At the time I called this a political hit to try and remove Erdogan from power.  I was right about that. I was also right that Turkey would be helped from all sides to survive this attack.  
Turkey’s real allies — Russia, China, Iran and Qatar — came to its defense.  Qatar pledged some forex support, China upped its trade.  Bilateral swap arrangements were signed, trade deals cut, etc.
All This began shifting the Turkish economy away from the U.S. dollar and reorient itself with its biggest trading partners, which also includes the European Union.
So, imagine my shock this morning when Turkey’s latest debt numbers and how they’ve changed since the Lira crisis ended suddenly with the return of Pastor Andrew Brunson and l’affair Kashoggi.

The sector’s long-term debts reached $213 billion as of October, down $9.1 billion from the end of last year, the Turkish Central Bank said in a statement.
The bank also said the sector’s short-term loans — debt that must be paid in the next 12 months — fell $2.7 billion to $15.9 billion during the same period.

Those are the important numbers.  They aren’t good, but they are significantly better.  And exactly the kind of thing that needs to occur if Turkey is going to extricate itself from the mess it is currently in.
Raising interest rates sharply induced a mass of domestic savings, up a whopping 20% year-over-year. Turkey is now in a position to issue short-term foreign currency debt to mobilize some of that savings and convert more dollar and euro corporate debt into lira debt.
It’s a shell game for sure, but it’s born of necessity while Turkey narrows its trade deficit.  Savings is re-denominated to assist the most vulnerable Turkish firms while their debt is paid off or restructured. 
The banks are somewhat recapitalized thanks to strong savings.
These firms are  seeing stronger exports thanks to the cheaper lira while domestic energy costs have attenuated over the past few months with sharply lower oil prices.

Turkey’s Balance of Trade

Remember, Turkey is a huge energy importer and who does it buy the lion’s share of its energy from?  Russia and Iran. 

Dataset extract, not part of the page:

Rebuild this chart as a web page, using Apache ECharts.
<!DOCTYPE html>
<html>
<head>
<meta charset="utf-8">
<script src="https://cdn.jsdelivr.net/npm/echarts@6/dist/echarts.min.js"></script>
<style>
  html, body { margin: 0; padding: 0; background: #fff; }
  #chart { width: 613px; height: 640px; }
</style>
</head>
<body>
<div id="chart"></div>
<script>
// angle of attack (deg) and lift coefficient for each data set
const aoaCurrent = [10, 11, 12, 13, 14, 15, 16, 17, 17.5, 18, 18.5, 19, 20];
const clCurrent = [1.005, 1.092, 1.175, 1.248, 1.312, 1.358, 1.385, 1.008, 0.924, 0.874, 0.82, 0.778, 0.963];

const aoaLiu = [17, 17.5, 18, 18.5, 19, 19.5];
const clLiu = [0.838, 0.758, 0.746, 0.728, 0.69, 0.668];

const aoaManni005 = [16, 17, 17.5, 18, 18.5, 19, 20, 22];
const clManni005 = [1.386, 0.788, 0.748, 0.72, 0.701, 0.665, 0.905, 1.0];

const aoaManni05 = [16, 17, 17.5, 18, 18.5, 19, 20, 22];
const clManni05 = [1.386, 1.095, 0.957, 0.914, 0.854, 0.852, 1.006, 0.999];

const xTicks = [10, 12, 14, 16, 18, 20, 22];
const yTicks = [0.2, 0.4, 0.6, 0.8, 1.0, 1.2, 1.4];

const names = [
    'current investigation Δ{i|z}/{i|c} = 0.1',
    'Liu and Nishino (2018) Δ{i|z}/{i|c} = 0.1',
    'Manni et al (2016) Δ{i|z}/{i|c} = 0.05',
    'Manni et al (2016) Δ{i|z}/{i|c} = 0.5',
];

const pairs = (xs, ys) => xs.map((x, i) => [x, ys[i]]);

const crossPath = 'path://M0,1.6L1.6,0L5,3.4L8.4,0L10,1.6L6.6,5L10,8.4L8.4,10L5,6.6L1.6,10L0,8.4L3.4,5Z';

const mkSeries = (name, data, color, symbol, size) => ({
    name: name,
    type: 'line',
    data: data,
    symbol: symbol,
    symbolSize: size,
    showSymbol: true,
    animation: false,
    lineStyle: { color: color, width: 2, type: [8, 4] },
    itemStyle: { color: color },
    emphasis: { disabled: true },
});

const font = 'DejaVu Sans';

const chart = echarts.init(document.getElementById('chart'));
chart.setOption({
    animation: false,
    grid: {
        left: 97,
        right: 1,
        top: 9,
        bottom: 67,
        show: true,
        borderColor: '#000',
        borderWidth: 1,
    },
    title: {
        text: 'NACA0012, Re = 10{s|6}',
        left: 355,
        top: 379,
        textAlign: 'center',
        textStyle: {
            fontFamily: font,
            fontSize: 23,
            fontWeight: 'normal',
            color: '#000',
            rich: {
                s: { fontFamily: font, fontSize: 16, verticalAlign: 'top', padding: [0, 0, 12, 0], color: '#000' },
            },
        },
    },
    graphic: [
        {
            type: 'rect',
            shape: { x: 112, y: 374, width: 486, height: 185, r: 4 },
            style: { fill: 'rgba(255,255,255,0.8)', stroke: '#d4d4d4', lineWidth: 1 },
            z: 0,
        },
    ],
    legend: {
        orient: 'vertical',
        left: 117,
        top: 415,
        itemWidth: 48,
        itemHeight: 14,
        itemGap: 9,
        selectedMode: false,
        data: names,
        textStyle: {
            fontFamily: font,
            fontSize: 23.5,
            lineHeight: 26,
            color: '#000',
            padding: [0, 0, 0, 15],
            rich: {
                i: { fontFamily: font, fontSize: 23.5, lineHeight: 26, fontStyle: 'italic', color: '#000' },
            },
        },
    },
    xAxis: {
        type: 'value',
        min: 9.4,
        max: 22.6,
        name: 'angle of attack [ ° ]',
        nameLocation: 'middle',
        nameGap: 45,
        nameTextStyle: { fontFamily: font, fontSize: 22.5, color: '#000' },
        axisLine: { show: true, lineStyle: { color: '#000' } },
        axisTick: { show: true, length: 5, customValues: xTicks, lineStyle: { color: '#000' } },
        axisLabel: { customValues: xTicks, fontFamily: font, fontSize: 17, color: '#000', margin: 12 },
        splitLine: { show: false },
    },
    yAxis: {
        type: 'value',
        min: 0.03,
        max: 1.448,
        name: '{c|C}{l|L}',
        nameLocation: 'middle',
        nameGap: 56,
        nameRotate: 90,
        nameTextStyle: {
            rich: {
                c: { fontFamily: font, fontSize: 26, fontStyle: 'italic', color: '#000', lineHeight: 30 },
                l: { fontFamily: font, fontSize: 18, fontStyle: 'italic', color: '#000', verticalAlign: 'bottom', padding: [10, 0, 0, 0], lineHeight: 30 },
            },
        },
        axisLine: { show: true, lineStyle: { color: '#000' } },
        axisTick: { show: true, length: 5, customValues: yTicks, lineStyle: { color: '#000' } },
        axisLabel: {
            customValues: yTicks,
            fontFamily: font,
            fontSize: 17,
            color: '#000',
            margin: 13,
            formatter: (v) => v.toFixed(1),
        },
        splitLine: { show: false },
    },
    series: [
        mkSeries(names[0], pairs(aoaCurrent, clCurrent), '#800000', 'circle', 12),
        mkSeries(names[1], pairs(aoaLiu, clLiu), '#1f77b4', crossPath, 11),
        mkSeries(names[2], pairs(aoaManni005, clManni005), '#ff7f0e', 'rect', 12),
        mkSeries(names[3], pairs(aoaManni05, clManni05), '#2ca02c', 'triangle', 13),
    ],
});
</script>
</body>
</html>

Watching this play out is so similar to what I saw in Russia in 2015.  The world piled on and thought Russia would never respond to the pressure.   Russian firms were barred, because of sanctions, from rolling over their debt, they had to pay it off. 

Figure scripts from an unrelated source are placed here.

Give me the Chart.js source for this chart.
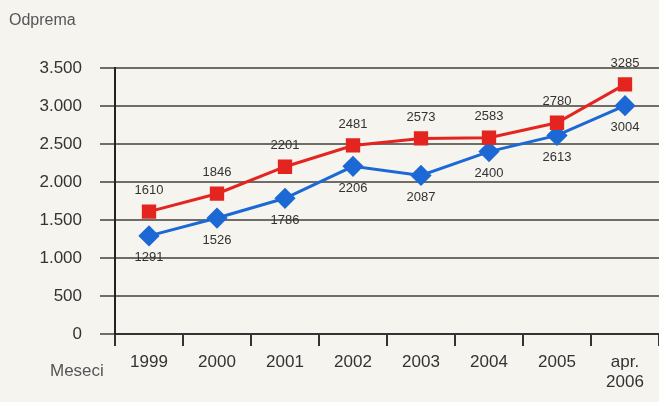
<!DOCTYPE html>
<html lang="sr">
<head>
    <meta charset="UTF-8">
    <title>Odprema</title>
    <script src="https://cdn.jsdelivr.net/npm/chart.js@4/dist/chart.umd.min.js"></script>
    <style>
        html, body { margin: 0; padding: 0; background: #f5f4ef; overflow: hidden; }
        .chart-box { position: relative; width: 659px; height: 402px; }
    </style>
</head>
<body>
    <div class="chart-box">
        <canvas id="myChart" width="659" height="402"></canvas>
    </div>

<script>
    // data
    var years = ['1999', '2000', '2001', '2002', '2003', '2004', '2005', ['apr.', '2006']];
    var redValues = [1610, 1846, 2201, 2481, 2573, 2583, 2780, 3285];
    var blueValues = [1291, 1526, 1786, 2206, 2087, 2400, 2613, 3004];
    var yTicks = [0, 500, 1000, 1500, 2000, 2500, 3000, 3500];

    var FONT = '"Liberation Sans", Arial, sans-serif';

    // labels next to points + the two axis captions
    var textPlugin = {
        id: 'textPlugin',
        afterDatasetsDraw: function (chart) {
            var ctx = chart.ctx;
            ctx.save();
            ctx.font = '13px ' + FONT;
            ctx.fillStyle = '#333';
            ctx.textAlign = 'center';
            ctx.textBaseline = 'middle';
            chart.data.datasets.forEach(function (ds, i) {
                var meta = chart.getDatasetMeta(i);
                meta.data.forEach(function (pt, j) {
                    var dy = i === 0 ? -21 : 22;
                    ctx.fillText(String(ds.data[j]), pt.x, pt.y + dy);
                });
            });

            ctx.fillStyle = '#555';
            ctx.textAlign = 'left';
            ctx.font = '16px ' + FONT;
            ctx.fillText('Odprema', 9, 21);
            ctx.font = '17px ' + FONT;
            ctx.fillText('Meseci', 50, 371);
            ctx.restore();
        }
    };

    var ctx = document.getElementById('myChart').getContext('2d');
    var myChart = new Chart(ctx, {
        type: 'line',
        data: {
            labels: years,
            datasets: [{
                label: 'red',
                data: redValues,
                borderColor: '#e4241f',
                backgroundColor: '#e4241f',
                borderWidth: 3,
                pointStyle: 'rect',
                pointRadius: 8,
                pointHoverRadius: 8,
                tension: 0
            }, {
                label: 'blue',
                data: blueValues,
                borderColor: '#1c68d4',
                backgroundColor: '#1c68d4',
                borderWidth: 3,
                pointStyle: 'rectRot',
                pointRadius: 8.5,
                pointHoverRadius: 8.5,
                tension: 0
            }]
        },
        options: {
            responsive: false,
            animation: false,
            layout: { autoPadding: false, padding: { top: 68, right: 0, left: 0, bottom: 0 } },
            plugins: {
                legend: { display: false },
                tooltip: { enabled: false }
            },
            scales: {
                x: {
                    offset: true,
                    afterFit: function (scale) {
                        scale.height = 68;
                        scale.paddingLeft = 0;
                        scale.paddingRight = 0;
                    },
                    grid: {
                        offset: true,
                        drawOnChartArea: false,
                        drawTicks: true,
                        tickLength: 12,
                        color: '#333',
                        lineWidth: 2
                    },
                    border: { color: '#333', width: 2 },
                    ticks: {
                        color: '#333',
                        font: { family: FONT, size: 17 },
                        padding: 6,
                        maxRotation: 0,
                        autoSkip: false
                    }
                },
                y: {
                    min: 0,
                    max: 3500,
                    afterFit: function (scale) {
                        scale.width = 115;
                        scale.paddingTop = 0;
                        scale.paddingBottom = 0;
                    },
                    afterBuildTicks: function (scale) {
                        scale.ticks = yTicks.map(function (v) { return { value: v }; });
                    },
                    grid: {
                        color: '#6e6d66',
                        lineWidth: 2,
                        tickLength: 15
                    },
                    border: { color: '#222', width: 2 },
                    ticks: {
                        autoSkip: false,
                        color: '#333',
                        font: { family: FONT, size: 17 },
                        padding: 18,
                        callback: function (v) {
                            return v >= 1000 ? Math.floor(v / 1000) + '.' + String(v % 1000).padStart(3, '0') : String(v);
                        }
                    }
                }
            }
        },
        plugins: [textPlugin]
    });
</script>
</body>
</html>
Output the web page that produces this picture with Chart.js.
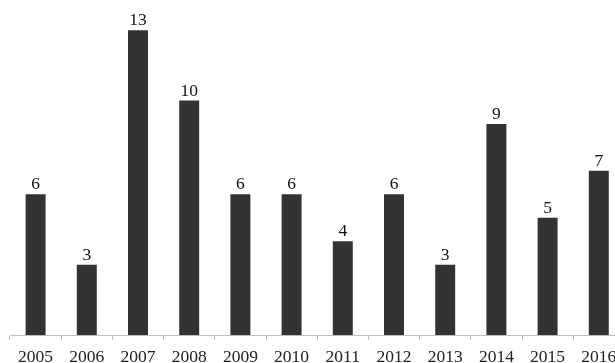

But, they did and now they, too, are running record trade surpluses, which will fall now with lower oil prices, but domestic energy prices are low keeping profits up and the reorganization of the Russian economy on pace.

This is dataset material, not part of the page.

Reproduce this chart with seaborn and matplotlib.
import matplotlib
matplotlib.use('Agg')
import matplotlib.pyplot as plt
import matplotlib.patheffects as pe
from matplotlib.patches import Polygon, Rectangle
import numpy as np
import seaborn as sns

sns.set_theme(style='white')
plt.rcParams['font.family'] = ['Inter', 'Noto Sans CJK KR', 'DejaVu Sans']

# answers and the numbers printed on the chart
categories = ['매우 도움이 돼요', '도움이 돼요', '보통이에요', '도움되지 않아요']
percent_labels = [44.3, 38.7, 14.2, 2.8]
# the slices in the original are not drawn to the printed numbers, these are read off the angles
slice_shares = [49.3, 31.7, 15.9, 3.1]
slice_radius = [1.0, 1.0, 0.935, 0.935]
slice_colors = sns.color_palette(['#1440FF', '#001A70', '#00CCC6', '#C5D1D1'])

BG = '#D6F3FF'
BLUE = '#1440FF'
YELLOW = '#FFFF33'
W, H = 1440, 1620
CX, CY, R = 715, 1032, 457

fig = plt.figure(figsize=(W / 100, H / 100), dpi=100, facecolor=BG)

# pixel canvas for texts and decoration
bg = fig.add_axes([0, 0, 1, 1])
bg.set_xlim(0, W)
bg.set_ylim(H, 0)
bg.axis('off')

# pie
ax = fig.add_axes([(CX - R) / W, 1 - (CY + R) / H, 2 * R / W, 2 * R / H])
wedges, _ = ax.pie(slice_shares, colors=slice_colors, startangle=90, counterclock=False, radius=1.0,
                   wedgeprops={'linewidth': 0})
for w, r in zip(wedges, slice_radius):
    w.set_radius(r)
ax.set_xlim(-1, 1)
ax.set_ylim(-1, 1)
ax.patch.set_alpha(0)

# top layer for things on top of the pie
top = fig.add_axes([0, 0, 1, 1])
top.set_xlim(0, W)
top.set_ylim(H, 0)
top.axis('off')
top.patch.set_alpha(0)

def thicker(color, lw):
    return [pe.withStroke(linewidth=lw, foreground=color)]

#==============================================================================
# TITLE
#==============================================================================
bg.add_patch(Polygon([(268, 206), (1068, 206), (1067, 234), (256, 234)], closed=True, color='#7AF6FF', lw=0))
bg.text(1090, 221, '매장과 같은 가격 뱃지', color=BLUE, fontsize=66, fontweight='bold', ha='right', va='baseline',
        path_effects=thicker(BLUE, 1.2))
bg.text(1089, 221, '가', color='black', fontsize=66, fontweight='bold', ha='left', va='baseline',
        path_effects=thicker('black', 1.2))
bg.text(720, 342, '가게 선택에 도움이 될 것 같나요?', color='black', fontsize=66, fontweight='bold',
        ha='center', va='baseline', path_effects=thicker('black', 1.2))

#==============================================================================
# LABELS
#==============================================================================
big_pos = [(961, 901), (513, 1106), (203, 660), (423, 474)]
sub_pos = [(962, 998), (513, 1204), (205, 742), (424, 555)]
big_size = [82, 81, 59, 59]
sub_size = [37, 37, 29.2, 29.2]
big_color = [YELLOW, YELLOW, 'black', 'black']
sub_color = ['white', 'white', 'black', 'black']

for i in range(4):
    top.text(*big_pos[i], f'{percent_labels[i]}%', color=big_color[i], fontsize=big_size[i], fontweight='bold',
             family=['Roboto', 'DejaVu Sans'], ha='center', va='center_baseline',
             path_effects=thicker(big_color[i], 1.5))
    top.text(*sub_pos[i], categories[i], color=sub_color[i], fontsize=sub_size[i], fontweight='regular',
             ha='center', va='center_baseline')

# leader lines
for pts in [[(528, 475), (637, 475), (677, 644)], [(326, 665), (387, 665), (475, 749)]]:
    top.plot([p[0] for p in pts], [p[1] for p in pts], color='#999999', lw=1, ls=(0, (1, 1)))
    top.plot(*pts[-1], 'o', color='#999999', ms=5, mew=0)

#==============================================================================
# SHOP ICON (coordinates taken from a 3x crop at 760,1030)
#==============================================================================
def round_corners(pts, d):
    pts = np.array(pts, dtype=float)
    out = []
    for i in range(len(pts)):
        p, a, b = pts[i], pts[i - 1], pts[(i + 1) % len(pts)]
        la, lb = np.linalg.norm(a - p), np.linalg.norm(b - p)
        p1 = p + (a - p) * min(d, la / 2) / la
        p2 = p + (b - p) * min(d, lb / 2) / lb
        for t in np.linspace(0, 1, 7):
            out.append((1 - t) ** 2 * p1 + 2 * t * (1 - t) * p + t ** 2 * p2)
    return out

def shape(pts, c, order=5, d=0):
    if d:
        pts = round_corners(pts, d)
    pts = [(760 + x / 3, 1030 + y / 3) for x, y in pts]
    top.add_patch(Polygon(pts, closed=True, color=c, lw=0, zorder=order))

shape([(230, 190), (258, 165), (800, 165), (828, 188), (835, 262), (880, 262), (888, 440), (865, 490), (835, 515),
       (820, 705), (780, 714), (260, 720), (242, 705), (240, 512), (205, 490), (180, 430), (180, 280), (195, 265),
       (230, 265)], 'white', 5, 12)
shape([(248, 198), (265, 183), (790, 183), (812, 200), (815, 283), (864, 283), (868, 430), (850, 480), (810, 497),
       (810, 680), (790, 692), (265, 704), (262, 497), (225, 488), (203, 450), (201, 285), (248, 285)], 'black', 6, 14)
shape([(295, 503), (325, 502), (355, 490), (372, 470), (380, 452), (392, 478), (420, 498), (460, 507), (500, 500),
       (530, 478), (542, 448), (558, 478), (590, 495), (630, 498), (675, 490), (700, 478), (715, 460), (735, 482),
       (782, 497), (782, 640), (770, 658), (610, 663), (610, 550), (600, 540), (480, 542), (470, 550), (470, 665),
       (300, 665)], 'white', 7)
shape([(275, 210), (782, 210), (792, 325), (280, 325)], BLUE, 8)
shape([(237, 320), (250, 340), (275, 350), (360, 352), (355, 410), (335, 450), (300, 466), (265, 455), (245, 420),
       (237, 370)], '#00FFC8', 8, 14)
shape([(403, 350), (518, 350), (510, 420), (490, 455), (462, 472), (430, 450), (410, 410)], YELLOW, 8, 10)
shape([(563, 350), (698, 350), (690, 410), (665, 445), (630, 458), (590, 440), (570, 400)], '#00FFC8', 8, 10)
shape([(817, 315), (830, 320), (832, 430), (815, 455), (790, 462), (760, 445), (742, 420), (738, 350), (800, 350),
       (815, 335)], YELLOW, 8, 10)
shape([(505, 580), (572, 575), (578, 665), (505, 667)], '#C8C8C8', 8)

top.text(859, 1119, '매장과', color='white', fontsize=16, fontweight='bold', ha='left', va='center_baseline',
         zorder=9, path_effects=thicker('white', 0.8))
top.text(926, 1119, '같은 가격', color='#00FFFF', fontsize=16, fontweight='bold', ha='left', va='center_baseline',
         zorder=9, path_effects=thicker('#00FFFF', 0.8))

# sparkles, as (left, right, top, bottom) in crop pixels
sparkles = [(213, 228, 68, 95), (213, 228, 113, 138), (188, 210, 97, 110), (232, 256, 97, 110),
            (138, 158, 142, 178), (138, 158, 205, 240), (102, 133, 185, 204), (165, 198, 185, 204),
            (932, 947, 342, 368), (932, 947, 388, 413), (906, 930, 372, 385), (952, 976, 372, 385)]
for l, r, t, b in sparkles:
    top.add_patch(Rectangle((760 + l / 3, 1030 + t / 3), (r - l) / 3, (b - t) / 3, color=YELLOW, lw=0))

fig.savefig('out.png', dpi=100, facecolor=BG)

Turkey isn’t out of the woods yet.  There will be periodic funding walls which occur where large tranches of corporate debt will need to be paid off or rolled over putting upward pressure on the lira.  And any strong dollar moves will also weigh heavily, like what’s happening now.
But, the worst is past because policy has fundamentally changed domestically.  Erdogan understands his economic future lies in Asia not Europe and the U.S.